A recent discovery in the apse, uncovered during the most recent restoration of Hagia Sophia. The angel was found by restoration workers in the summer of 2009.

Before the latest restoration efforts began, a mission to Turkey by United Nations Educational, Scientific and Cultural Organization, or UNESCO, noted falling plaster, dirty marble facings, decorative paintings damaged by moisture and ill-maintained lead roofing. Progress was clearly made, but not enough, according to some observers.

In 2008, two years before work stopped on the space, Zeynep Ahunbay, a professor of architecture at Istanbul Technical University, talked of her frustration with the process.

“For months at a time, you don’t see anybody working,” Ahunbay told Smithsonian Magazine in 2008. “One year there is a budget, the next year there is none. We need a permanent restoration staff, conservators for the mosaics, frescoes and masonry, and we need to have them continuously at work.”

That’s one view of the project. Others watching during the nearly two decades of work – and after the scaffolding came down – talked of the somewhat complicated history of the space. Visible for miles across the city, the Hagia Sophia is a symbol of Istanbul’s history as well as its cultural and religious clashes.

The extravagant buttresses, grand dome and four brick minarets, towering toward the sky, have been a prominent feature of the city’s skyline since the 6th century, when it was completed in 537. This historic, grandiose landmark intertwines the legacies of medieval Christianity and Islam, and those of the Byzantine and Ottoman Empires.

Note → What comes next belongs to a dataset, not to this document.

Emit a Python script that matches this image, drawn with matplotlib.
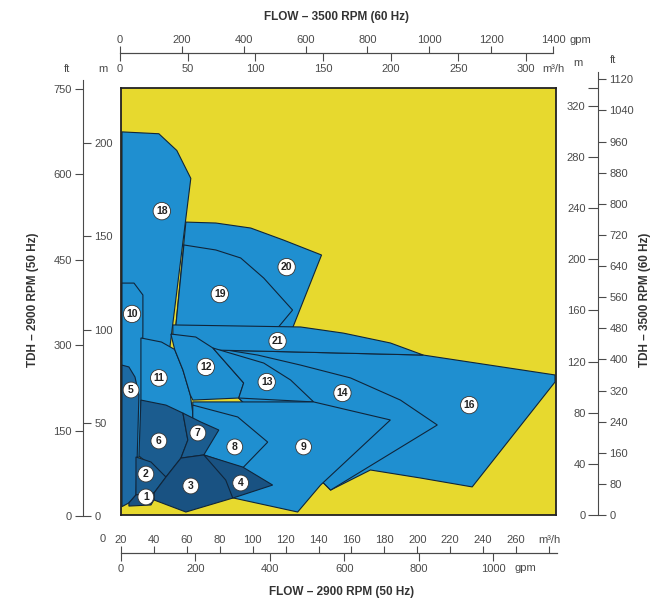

A view of a few of the Islamic elements within Hagia Sophia, which were installed on top of and above the altar after the Ottomon conquest of the city in 1453.

Until the fall of the Byzantine Empire to the Ottomans in 1453, Hagia Sophia served as the religious heart and core of the empire. After the Ottoman conquest of the former Byzantine capital, the building was turned into a mosque, which it remained until the early 20th century. In 1931, Mustafa Kemal Atatürk, the country’s first president and founder of the Republic of Turkey, closed Hagia Sophia and secularized it.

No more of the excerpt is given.